Kalau kita tarik jauh ke belakang, di zaman pergerakan, semua ketakutan (yang tidak jelas) yang kini terjadi, tidak lepas dari sejarah panjang politik identitas yang diberlakukan VOC untuk menjaga agar kaum Jawa dan keturunan Tionghoa tidak bersatu dan menyaingi perdagangan VOC. Kemudian dilanjutkan oleh Orde Baru yang banyak melakukan pembantaian terhadap warga keturunan Tionghoa. Selama masa Orde Baru inilah, berbagai stigma dan prasangka terhadap warga keturunan berkembang.
Ada yang bilang, orang Tionghoa itu pelit. Bagi saya, hal itu tidak sepenuhnya benar, buktinya, saya pernah bertemu orang Tionghoa yang memang benar-benar pelit, namun di lain kesempatan, saya juga bertemu orang yang memiliki perangai serupa dari suku dan ras lain. 
Ada yang bilang, orang Tionghoa itu tamak. Bagi saya, hal itu tidak sepenuhnya benar, buktinya, saya pernah kenal orang Tionghoa yang memang benar-benar tamak, namun di lain kesempatan, saya juga bertemu orang yang memiliki perangai serupa dari suku dan ras lain.
Ada yang bilang, orang Tionghoa itu suka memeras. Saya pun pernah mendengar hal serupa, namun saya juga kerap menemui orang yang memiliki perangai sejenis dari suku dan ras lain.

Ada yang bilang, orang Tionghoa tidak suka berbaur. Memang ada orang Tionghoa yang saya kenal yang tidak suka berbaur. Namun saya juga tau bahwa ada orang dari suku dan ras lain yang juga begitu.
Ada lagi yang bilang, bahwa orang Tionghoa itu mata duitan, semuanya kaya. Beberapa dari yang saya kenal memang demikian, tapi ada juga yang begitu dari suku dan ras lain.
Di samping itu semua, saya juga sering berjumpa dengan banyak orang Tionghoa yang sangat penyayang dan murah hati. Mereka suka melakukan kerja sosial kepada kelompok masyarakat mana pun yang kurang beruntung. Saya juga punya sahabat-sahabat dari keturunan Tionghoa yang sangat pendengar, sabar, murah hati, dan senang sekali berbagi apa pun yang mereka punya. Mereka juga orang-orang yang sangat toleran dan menghormati orang lain, termasuk menghormati perbedaan antara mereka dengan saya.
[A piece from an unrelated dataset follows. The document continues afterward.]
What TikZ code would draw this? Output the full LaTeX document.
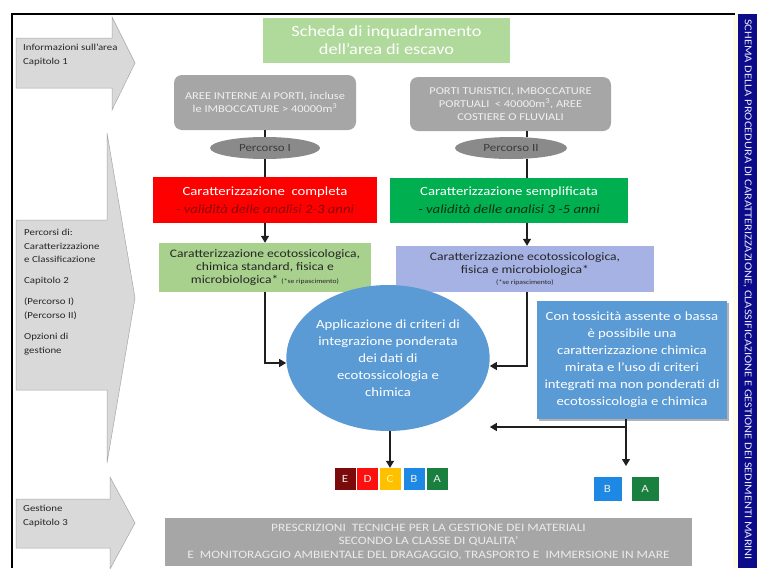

Saya bahagia sekali berkesempatan mengenal banyak orang Tionghoa, dan bahkan bisa menikahi salah seorang dari keturunannya. Sama bahagianya dengan mengenal banyak orang Jawa, orang Dayak, orang Madura, orang Sunda, dan orang-orang dari suku dan ras lain. Juga orang-orang dengan agama yang berbeda dengan saya. Perkenalan dengan banyak orang yang berlatar belakang berbeda ini mengajarkan saya banyak hal, satu yang paling penting adalah

Ke-suku-an dan ras hanya menjelaskan dari mana asal seseorang, tapi tidak menjelaskan apa pun mengenai karakter orang itu. Agama hanya menjelaskan apa yang dia yakini, tetapi sama sekali tidak bisa menjelaskan mengenai bagaimana dirinya sebagai seorang manusia.

Satu-satunya cara untuk dapat benar-benar mengetahui dan memahami mengenai bagaimana ‘way of lifeorang-orang dari suku, ras, dan agama lain adalah dengan membuka diri terhadap mereka. Ketika kita melakukannya, kita akan menemukan bahwa di balik semua identitas suku, ras, dan agama, setiap orang adalah sama dengan kita, satu dalam bingkai kemanusiaan. Semuanya saya yakin sama-sama menginginkan agar bisa hidup damai. Sama-sama ingin bekerja dalam rasa aman, sama-sama ingin memberi yang terbaik bagi keluarga, sama-sama ingin bermanfaat bagi orang lain, sama-sama ingin menyayangi dan disayangi, sama-sama ingin menjadi bagian dari masyarakat, dan sama-sama ingin membawa perubahan positif bagi peradaban dunia.
Last but not least, suku, ras, dan agama, bukanlah siapa mereka sesungguhnya. 

Suku, ras, dan agama akan tetap mulia tanpa campur tangan manusia, sedangkan kita akan tetap cidera jika tanpa campur tangan ketiganya.